The word “arbitrage,” as I understand it, means taking advantage
of the time lag with which information is transmitted between
markets in order to buy in one market and sell at a favorable price
in another to those who don’t yet know what you know. It has
nothing to do with the new movie of that name by Nicholas Jarecki.

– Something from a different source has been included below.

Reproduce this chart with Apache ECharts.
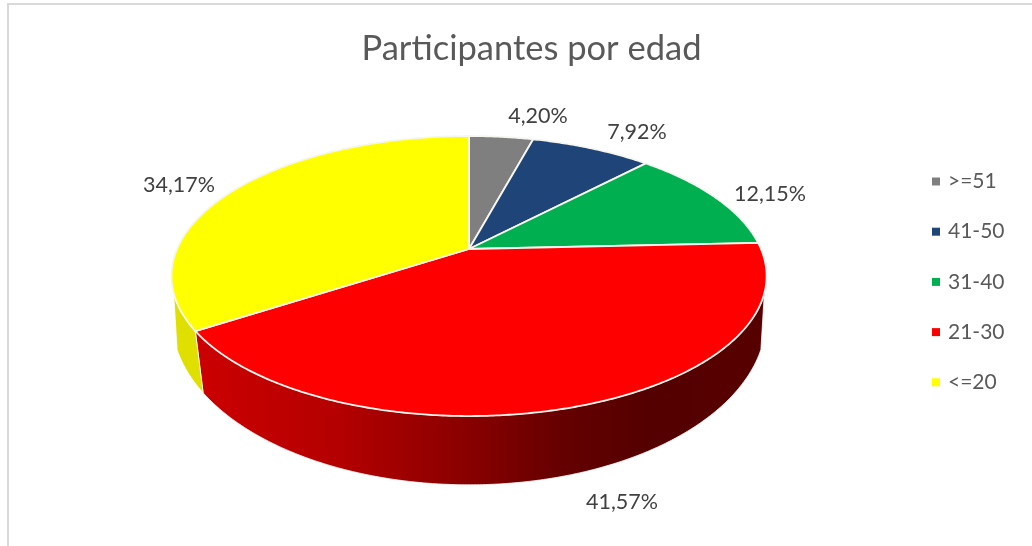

His hero Robert Miller (Richard Gere) is not engaged in arbitrage
but in out-and-out fraud, falsely representing by means of
accounting chicanery the company he is trying to sell as solvent
when it is not. The fact that — spoiler alert! — he gets away
with this and that the person he sells the company to, James
Mayfield (Graydon Carter), chooses to do nothing to bring him to
justice suggests that Mr. Jarecki, who wrote the screenplay as well
as directing, (a) has some very peculiar ideas about the way
business works and (b) himself can see no important difference
between legal and illegal transactions.
To him, it appears, they’re equally unpalatable. That rich
people routinely swindle each other as well as the general public
is simply a given, which I suppose makes it easy for him to believe
that everything they do is more or less crooked. Yet he also rather
admires Mr. Gere’s character for the success with which he pulls
off a bigger swindle than his competitors are able to do. And this
isn’t even the main plot of the movie! It is, rather, the framework
within which a technical sub-plot is able to dominate our
attention. For Robert Miller is not only a crook and a fraudster,
he is also a love-rat and a hypocrite. In time-honored fashion, he
is presented to us as an ideal family man, surrounded by wife
(Susan Sarandon) and adoring child (Brit Marling) for about five
minutes before we see him driving off with his French mistress
(Laetitia Casta) in a Mercedes which he promptly crashes, killing
her.
As he is in the midst of trying to pull off the previously
mentioned fraud at Mr. Mayfield’s expense, he calculates that he
can’t afford the bad publicity (among other things) that would
attend his reporting the accident, so he naturally decides to cover
it up. This he is able to accomplish, to the extent he does
accomplish it, with the help of the only sympathetic character in
the movie, Jimmy Grant (Nate Parker), who is a black youth of some
twenty summers whose late father was such a loyal employee that
Miller agreed, before he died, to “look after” young Jimmy. Now he
has to call in some presumed favors in order to get Jimmy’s
assistance in fooling the cops. Unfortunately, one cop in
particular, Detective Michael Bryer (Tim Roth), is hot on his trail
and threatening to throw the book at Jimmy (who is on probation) if
he doesn’t give up his friend.
Gosh! What do you think will happen? Do I need to tell you that
the detective proves to be just as corrupt, albeit with different
motives, as everybody else in Arbitrage — apart, of
course, from Jimmy, who is the only convicted criminal? But just as
Robert in Sydney Carton mode is about to give himself up in order
to save his protégé from being sent back to prison — see? he’s not
such a bad guy after all — he realizes that the cop’s dishonesty
may give him a way to elude the grasp of the law for a second time.
How can we not wish for his success in doing so when even the guy
he swindles insists on giving him a pass? True, he’s still got to
pay the price for his marital infidelity, but we may have good
hopes that he will have to pay no other.
The best line in the picture comes as Robert Miller is
questioned by his lawyer (Stuart Margolin) about Jimmy and why he
would “put your family’s future in this kid’s hands.”
“He’s not like us,” Miller explains.
“Is that a good thing?” asks the lawyer.
Indeed it is! The only thing in this movie that remotely
resembles a moral principle is Jimmy’s steadfast adherence to the
thieves’ code of honor: that you don’t snitch to the cops on your
pals and benefactors. Jimmy learned that on the streets where the
likes of Robert Miller consigned him, which gave him at least that
much of a moral advantage over his social betters — men (and women
too) who, we may safely assume, have no principles at all except
where they may be convenient. In fact, Miller’s moral awakening to
self-sacrifice in determining to give it all up for Jimmy, even
though he is not forced to go through with actually doing so, is
seen as the saving grace which allows us to root for his success in
defeating justice. In a world where everyone is a crook, the crook
with any glimmer of conscience shines with the luster of a good
deed in a naughty world. But is that a world which exists anywhere
outside of the movies? I’m guessing not.